EXPLORE SOUTH AFRICA -05

South Africa Tour (08Days/07Nights)
Day 01
Arrival at the airport
Stay Night in Botswana
Day 02 & 03
Chobe National Park
Chobe National Park is Botswana's first national park, and also the most biologically diverse. Located in the north of the country, it is Botswana's third largest park, after Central Kalahari Game Reserve and Gemsbok National Park, and has one of the greatest concentrations of game in all of Africa.
This park is noted for having a population of lions which prey on elephants, mostly calves or juveniles, but also subadults.
The park is widely known for its large elephant population, estimated to be around 50,000.] Elephants living here are Kalahari elephants, the largest in herd size of all known elephant populations. They are characterized by rather brittle ivory and short tusks, perhaps due to calcium deficiency in the soils. Damage caused by the high numbers of elephants is rife in some areas. In fact, the concentration is so high throughout Chobe that culls have been considered, but are deemed too controversial and have thus far been rejected by park management. In the dry season, these elephants sojourn in the Chobe River and Linyanti River areas. In the rainy season, they make a 200-kilometre migration to the south-eastern stretch of the park. Their distribution zone however outreaches the park and spreads to north-western Zimbabwe.
Day 04 & 05
Mount Selinda
Mount Selinda, at an altitude of 1,100 metres, is a village and mission station in the province of Manicaland in the eastern mountains of Zimbabwe. Located close to the Mozambique border, it lies in an area of outstanding natural beauty. Mount Selinda sits on an east-facing slope, on the very edge of the Chirinda Forest Botanical Reserve – the southernmost tropical rainforest in Africa.
The dominant people of the area are the Ndau tribe, who claim close links with the Zulu tribe of South Africa. Their language is chiNdau. Most of them live by subsistence farming.

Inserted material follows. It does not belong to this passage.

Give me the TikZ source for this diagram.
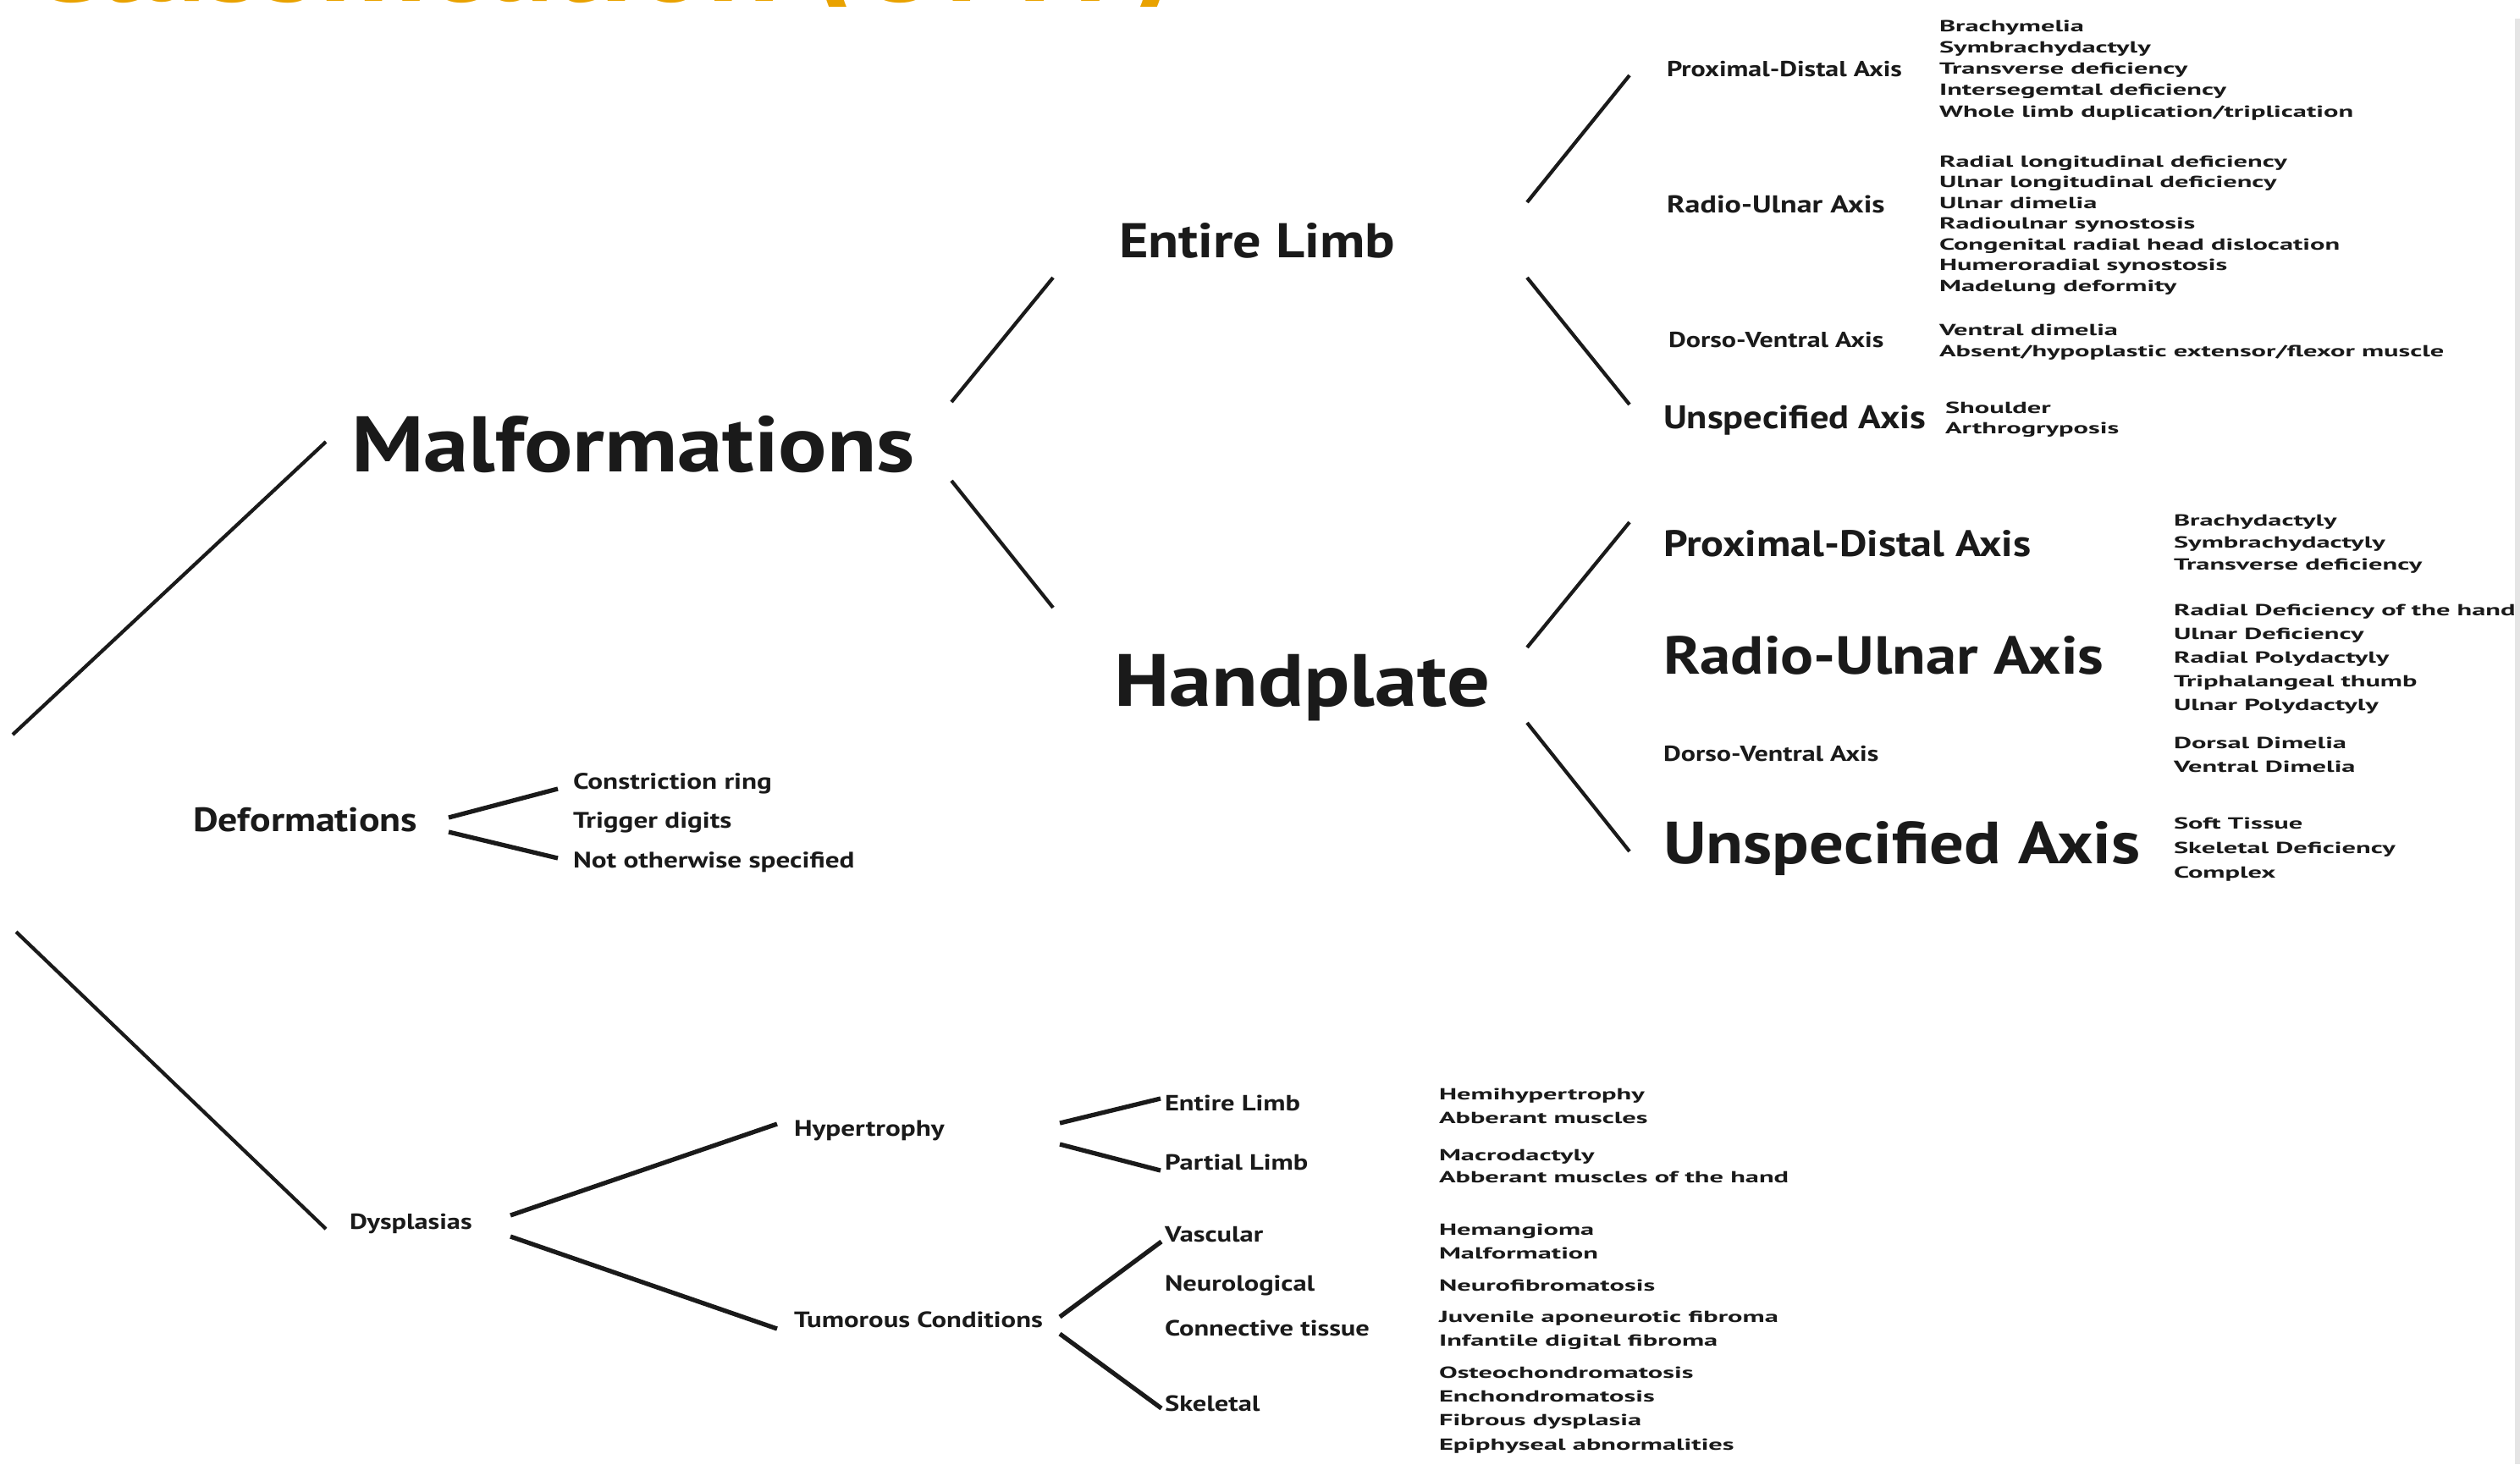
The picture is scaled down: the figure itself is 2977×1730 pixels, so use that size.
\documentclass[tikz,border=0pt]{standalone}
\usepackage{fontspec}
\setmainfont{PT Sans}
\newfontfamily\etiquette{PT Sans}[FakeStretch=1.15]
\newfontfamily\etiquettelarge{PT Sans}[FakeStretch=1.25]
\newfontfamily\liste{PT Sans}[FakeStretch=1.71]
\newcommand\taille[1]{\fontsize{#1}{#1}\selectfont}
\definecolor{orangeOMT}{HTML}{E9A200}
\definecolor{encre}{HTML}{1A1A1A}
\begin{document}
\begin{tikzpicture}[x=0.1mm,y=-0.1mm]
	% Styles
	\tikzstyle{trait}=[-,line width=1.2pt,draw=encre]
	\tikzstyle{traitfin}=[-,line width=1.5pt,draw=encre]
	\tikzstyle{noeud}=[anchor=base west,inner sep=0pt,outer sep=0pt,text=encre,font=\etiquette\bfseries]
	\tikzstyle{petitnoeud}=[noeud,font=\etiquettelarge\bfseries]
	\tikzset{feuille/.style={anchor=base west,inner sep=0pt,outer sep=0pt,align=left,text=encre,font=\liste\bfseries\fontsize{5.4}{#1}\selectfont}}
	% Dimensions (base de la derniere ligne pour les feuilles)
	\def\ColFeuilleA{2291}
	\def\ColFeuilleB{2568}
	\def\ColFeuilleC{1700}
	% Cadre
	\useasboundingbox (0,0) rectangle (2977,1730);
	\fill[gray!20] (2971,22) rectangle (2977,1730);
	\begin{scope}
		\clip (0,0) rectangle (2977,7);
		\node[anchor=base west,inner sep=0pt,text=orangeOMT,font=\bfseries] (titre) at (28,1) {\taille{45}Classification (OMT)};
	\end{scope}
	% Racine
	\coordinate (R1) at (15,868);
	\coordinate (R2) at (19,1101);
	% Noeuds
	\node[noeud] (Malf) at (415,557) {\taille{26.5}Malformations};
	\node[noeud] (EL) at (1322,304) {\taille{16.4}Entire Limb};
	\node[noeud] (HP) at (1316,834) {\taille{24.9}Handplate};
	%
	\node[petitnoeud] (PDa) at (1969,90) {\taille{7.3}Proximal-Distal Axis};
	\node[petitnoeud] (RUa) at (1969,251) {\taille{8.2}Radio-Ulnar Axis};
	\node[petitnoeud] (DVa) at (1971,410) {\taille{7.3}Dorso-Ventral Axis};
	\node[noeud] (USa) at (1965,506) {\taille{11}Unspecified Axis};
	%
	\node[noeud] (PDb) at (1965,657) {\taille{12.4}Proximal-Distal Axis};
	\node[noeud] (RUb) at (1965,796) {\taille{18}Radio-Ulnar Axis};
	\node[petitnoeud] (DVb) at (1965,899) {\taille{7.3}Dorso-Ventral Axis};
	\node[noeud] (USb) at (1965,1020) {\taille{20}Unspecified Axis};
	%
	\node[noeud] (Def) at (228,982) {\taille{11.35}Deformations};
	\node[petitnoeud] (Cons) at (677,932) {\taille{7.55}Constriction ring};
	\node[petitnoeud] (Trig) at (677,978) {\taille{7.55}Trigger digits};
	\node[petitnoeud] (NOS) at (677,1025) {\taille{7.55}Not otherwise specified};
	%
	\node[petitnoeud] (Dysp) at (413,1452) {\taille{7.35}Dysplasias};
	\node[petitnoeud] (Hyp) at (938,1342) {\taille{7.55}Hypertrophy};
	\node[petitnoeud] (Tum) at (938,1568) {\taille{7.45}Tumorous Conditions};
	\node[petitnoeud] (ELc) at (1376,1312) {\taille{7.4}Entire Limb};
	\node[petitnoeud] (PL) at (1376,1382) {\taille{7.4}Partial Limb};
	\node[petitnoeud] (Vasc) at (1376,1467) {\taille{7.4}Vascular};
	\node[petitnoeud] (Neur) at (1376,1525) {\taille{7.4}Neurological};
	\node[petitnoeud] (Conn) at (1376,1578) {\taille{7.4}Connective tissue};
	\node[petitnoeud] (Skel) at (1376,1667) {\taille{7.4}Skeletal};
	% Feuilles
	\node[feuille=7.18pt] (fPDa) at (\ColFeuilleA,138) {Brachymelia\\Symbrachydactyly\\Transverse deficiency\\Intersegemtal deficiency\\Whole limb duplication/triplication};
	\node[feuille=6.97pt] (fRUa) at (\ColFeuilleA,344) {Radial longitudinal deficiency\\Ulnar longitudinal deficiency\\Ulnar dimelia\\Radioulnar synostosis\\Congenital radial head dislocation\\Humeroradial synostosis\\Madelung deformity};
	\node[feuille=7.1pt] (fDVa) at (\ColFeuilleA,421) {Ventral dimelia\\Absent/hypoplastic extensor/flexor muscle};
	\node[feuille=6.55pt] (fUSa) at (2298,512) {Shoulder\\Arthrogryposis};
	%
	\node[feuille=7.26pt] (fPDb) at (\ColFeuilleB,673) {Brachydactyly\\Symbrachydactyly\\Transverse deficiency};
	\node[feuille=7.9pt] (fRUb) at (\ColFeuilleB,839) {Radial Deficiency of the hand\\Ulnar Deficiency\\Radial Polydactyly\\Triphalangeal thumb\\Ulnar Polydactyly};
	\node[feuille=7.7pt] (fDVb) at (\ColFeuilleB,912) {Dorsal Dimelia\\Ventral Dimelia};
	\node[feuille=8.25pt] (fUSb) at (\ColFeuilleB,1037) {Soft Tissue\\Skeletal Deficiency\\Complex};
	%
	\node[feuille=7.97pt] (fELc) at (\ColFeuilleC,1327) {Hemihypertrophy\\Abberant muscles};
	\node[feuille=7.4pt] (fPL) at (\ColFeuilleC,1397) {Macrodactyly\\Abberant muscles of the hand};
	\node[feuille=7.7pt] (fVasc) at (\ColFeuilleC,1487) {Hemangioma\\Malformation};
	\node[feuille=7.7pt] (fNeur) at (\ColFeuilleC,1525) {Neurofibromatosis};
	\node[feuille=7.7pt] (fConn) at (\ColFeuilleC,1590) {Juvenile aponeurotic fibroma\\Infantile digital fibroma};
	\node[feuille=8pt] (fSkel) at (\ColFeuilleC,1713) {Osteochondromatosis\\Enchondromatosis\\Fibrous dysplasia\\Epiphyseal abnormalities};
	% Arcs
	\draw[trait] (R1) -- ([shift={(-30,-35)}]Malf.base west);
	\draw[trait] (R2) -- ([shift={(-28,0)}]Dysp.base west);
	\draw[trait] ([shift={(709,-82)}]Malf.base west) -- ([shift={(-78,24)}]EL.base west);
	\draw[trait] ([shift={(709,11)}]Malf.base west) -- ([shift={(-72,-116)}]HP.base west);
	\draw[trait] ([shift={(482,-65)}]EL.base west) -- ([shift={(-44,-1)}]PDa.base west);
	\draw[trait] ([shift={(482,24)}]EL.base west) -- ([shift={(-40,-28)}]USa.base west);
	\draw[trait] ([shift={(488,-69)}]HP.base west) -- ([shift={(-40,-40)}]PDb.base west);
	\draw[trait] ([shift={(488,20)}]HP.base west) -- ([shift={(-40,-14)}]USb.base west);
	\draw[traitfin] ([shift={(302,-16)}]Def.base west) -- ([shift={(-18,0)}]Cons.base west);
	\draw[traitfin] ([shift={(302,1)}]Def.base west) -- ([shift={(-18,-11)}]NOS.base west);
	\draw[traitfin] ([shift={(190,-16)}]Dysp.base west) -- ([shift={(-20,-14)}]Hyp.base west);
	\draw[traitfin] ([shift={(190,9)}]Dysp.base west) -- ([shift={(-20,2)}]Tum.base west);
	\draw[traitfin] ([shift={(314,-15)}]Hyp.base west) -- ([shift={(-5,-14)}]ELc.base west);
	\draw[traitfin] ([shift={(314,10)}]Hyp.base west) -- ([shift={(-5,1)}]PL.base west);
	\draw[traitfin] ([shift={(314,-12)}]Tum.base west) -- ([shift={(-4,0)}]Vasc.base west);
	\draw[traitfin] ([shift={(314,8)}]Tum.base west) -- ([shift={(-4,-3)}]Skel.base west);
\end{tikzpicture}
\end{document}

Formal education facilities are provided by the Mount Selinda Primary School, Mount Selinda Secondary School and the School of Nursing at the Mount Selinda Hospital. Two kilometres to the west of Mount Selinda lies the small township of Chako, which is the nearest commercial centre comprising a post office, basic grocery shops, general dealers, a small market, butcher shops, carpenters and liquor outlets. In the Chirinda Forest Nature Reserve there is tourist accommodation in the form of three thatched, serviced chalets and a camping site. The single-track, tar road from the town of Chipinge to the north ends at Mount Selinda, with an earth road continuing eight kilometres to the Mount Selinda border post, which has immigration and customs facilities for those wishing to enter and exit Mozambique.
Day 06 & 07
Okavango Delta
The Okavango Delta (or Okavango Grassland) (formerly spelled "Okovango" or "Okovanggo") in Botswana is a swampy inland delta formed where the Okavango River reaches a tectonic trough at an altitude of 930–1,000 m in the central part of the endorheic basin of the Kalahari. All the water reaching the delta is ultimately evaporated and transpired and does not flow into any sea or ocean. Each year, about 11 cubic kilometres (2.6 cu mi) of water spreads over the 6,000–15,000 km2 (2,300–5,800 sq mi) area. Some flood waters drain into Lake Ngami. The area was once part of Lake Makgadikgadi, an ancient lake that had mostly dried up by the early Holocene.
The Moremi Game Reserve, a National Park, is on the eastern side of the delta. The delta was named as one of the Seven Natural Wonders of Africa, which were officially declared on 11 February 2013 in Arusha, Tanzania. On 22 June 2014, the Okavango Delta became the 1000th site to be officially inscribed on the UNESCO World Heritage List.